Nothing in the above should be taken to imply that Remote Sensing makes its publishing decisions based on selling space in its virtual pages. It is simply a recognition that a policy about editorial board member prerogatives might need to accommodate a range of concerns.

In an earlier article about a peer review dust-up at Science, I remarked that that journal’s on-line prepublication procedures offered an opportunity for the community to “second guess” peer review before papers appeared in the final archival printed-on-paper edition. In the case studied, the reviewers’ decision was ultimately reversed (by the authors’ withdrawal of the paper) because new information was revealed after the paper was available for general public inspection.

Clearly, an online journal could easily add a pre-publication community-comment component to its existing review procedures. Authors’ fees could be assessed at that stage, in whole or part, to ensure that the journal is fairly compensated for its effort to bring papers along that far.

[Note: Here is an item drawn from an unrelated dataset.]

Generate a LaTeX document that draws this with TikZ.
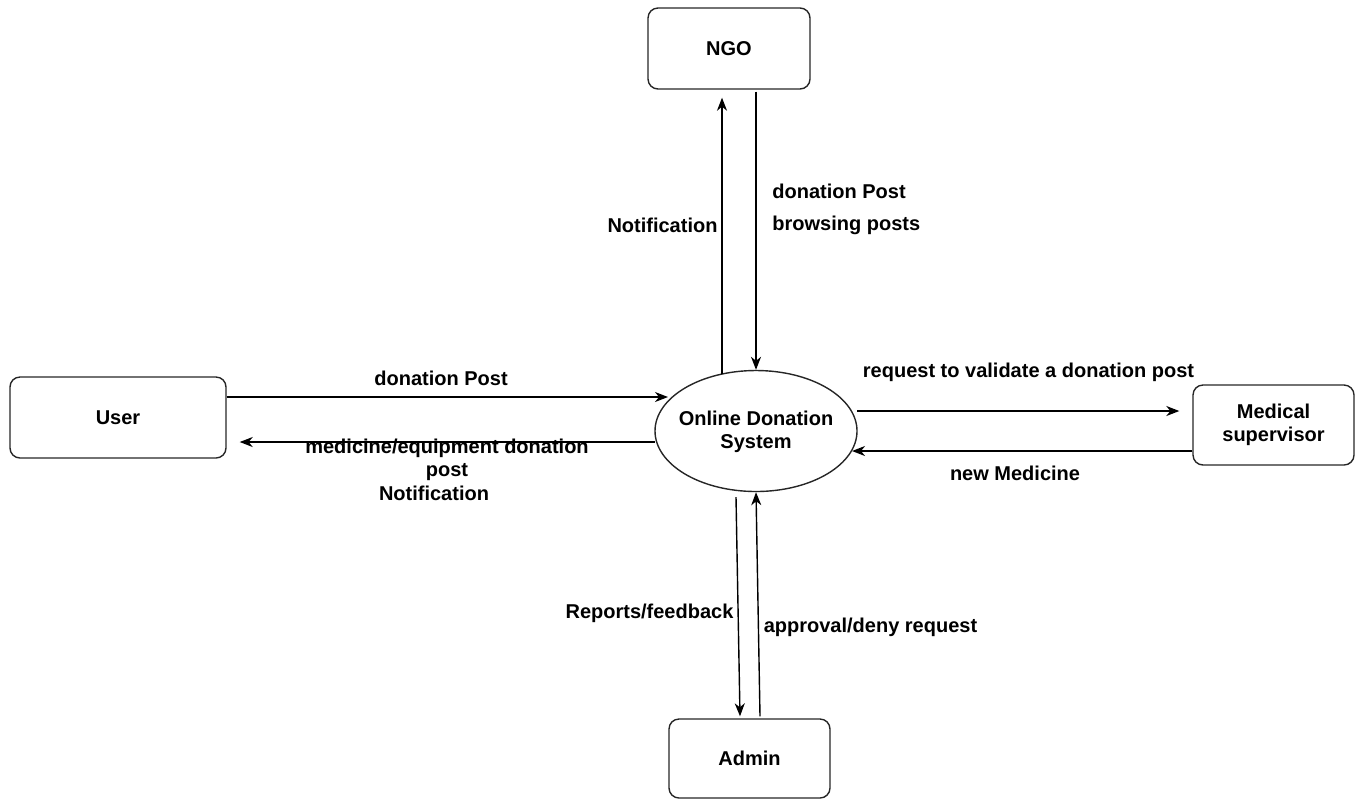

Now that the paper has appeared, what can the journal do about repairing its archival integrity? The editor’s resignation does wonders for the community’s perception of his good intentions. It is unclear that such a gesture does anything for the journal, except possibly to spare the editorial board member whose hands were apparently, and maybe unwisely, tied.

An obvious remedy to any damage done would be to invite a rebuttal paper or guest editorial that explains the community’s concerns with the modeling approach taken by the authors.

In fact, the journal has chosen to do that, in spades. Submission are currently being solicited for a special issue of Remote Sensing devoted entirely to the subject of what role human activity plays in global environmental change, including climate change,


The guest editor, Prof. Dr. B. L. Turner II of Arizona State University, appears twice on a list of scholars of whom a climate change sceptics’ site says

All these people and many more, must be held accountable for corrupting the minds of our children. It is a major and unpardonable crime.


One senses that a disturbance in the force may be about to be balanced.